His College Tried Shutting Down Political Activism, Now He’s Suing Them With Some Help

Jones County Junior College student Mike Brown is getting a taste of free speech suppression.

One day on campus, Brown was casually polling his college pupils about marijuana legalization and tried to get a conversation on civil liberties going. Ironically, he was then stripped of his own civil liberties.

Campus police took him into the police chief’s office and reprimanded him for exercising his First Amendment rights “without the college’s permission.”

On Wednesday, September 4, 2019, the Foundation for Individual Rights in Education (FIRE) aided Brown in a lawsuit against Jones County Junior College over its anti-free speech policies.

This public Mississippi institution stopped Brown twice from exercising his First Amendment rights when he attempted to recruit students for the Jones County Junior College chapter of Young Americans for Liberty.

Back in April, Brown and two other individuals held up a sign for polling students on the legalization of marijuana. However, Jones College administrators weren’t having it. They quickly called on campus police to shutdown Brown’s activity because the group did not file the necessary paperwork. FIRE reports that Jones College “requires administrative approval and a minimum three-day waiting period before “gathering for any purpose” anywhere on campus.”

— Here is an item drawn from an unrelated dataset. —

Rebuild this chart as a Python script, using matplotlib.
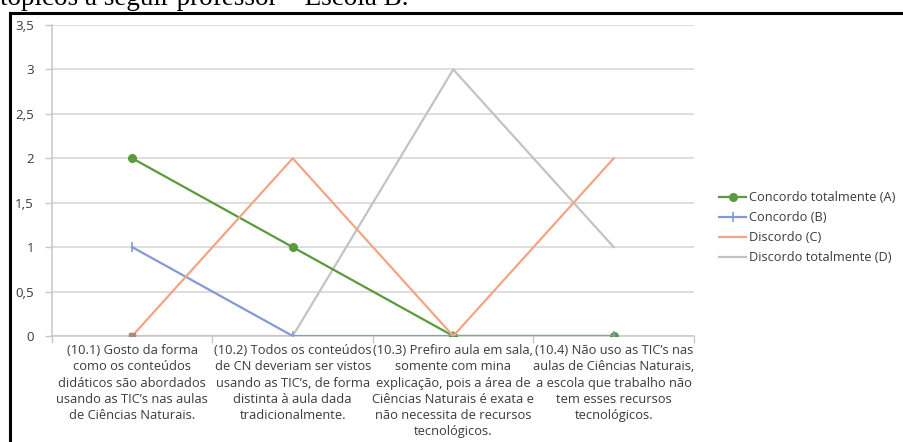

Brown and another student were then taken to the police chief’s office, as their friend, a non-student, was escorted to his vehicle and was directed to vacate the premises. Had he not complied with this order, he would have been arrested.

While in the chief’s office, the police chief scolded Brown for exercising his First Amendment rights without obtaining the administration’s permission.

“Some people get in trouble for smoking weed, but at Jones College, I got in trouble just for trying to talk about it,” Brown stated. “College is for cultivating thought and learning and encouraging civil discourse with your peers. That’s not what’s happening at Jones College.”

This wasn’t Brown’s first time having his First Amendment rights threatened at Jones College. Earlier in February, Brown and a friend set up “free speech ball,” an inflatable beach ball which students wrote messages of their own while YAL representatives talked to them about the value of free speech. An administrative official told them that they were not allowed on campus because they weren’t given Jones College’s explicit approval to hold this event.

“Students shouldn’t have to seek permission — then wait three or more days — before they can exercise their First Amendment rights,” declared Marieke Tuthill Beck-Coon, FIRE’s director of litigation. “If a ball threatens the administration so much that they call campus police, no speech is safe at Jones College.”

FIRE wrote a letter to Jones College President Jesse Smith on May 16. They offered to help bring the college’s unconstitutional policies into compliance with the First Amendment. Smith did not respond.

“Jones College had a chance to do the right thing,” said Tuthill Beck-Coon. “Instead, its leaders ignored their responsibility to uphold the First Amendment. Now the college has to answer for its censorship in federal court.”

Public institutions like Jones College may enact reasonable restrictions on student speech, but they cannot maintain blanket restrictions on all student speech. Brown’s lawsuit demands that Jones College immediately change its unconstitutional speech policies for the sake of restoring the First Amendment rights of thousands of students attending Jones College.

Cody W. Gibson of Gibson & Mullennix, PLLC joined FIRE in filing this lawsuit. The lawsuit is a part of FIRE’s Million Voices Campaign, “which aims to free the voices of one million students by striking down unconstitutional speech codes nationwide.” FIRE contends that “these efforts have successfully helped over 350,000 students.”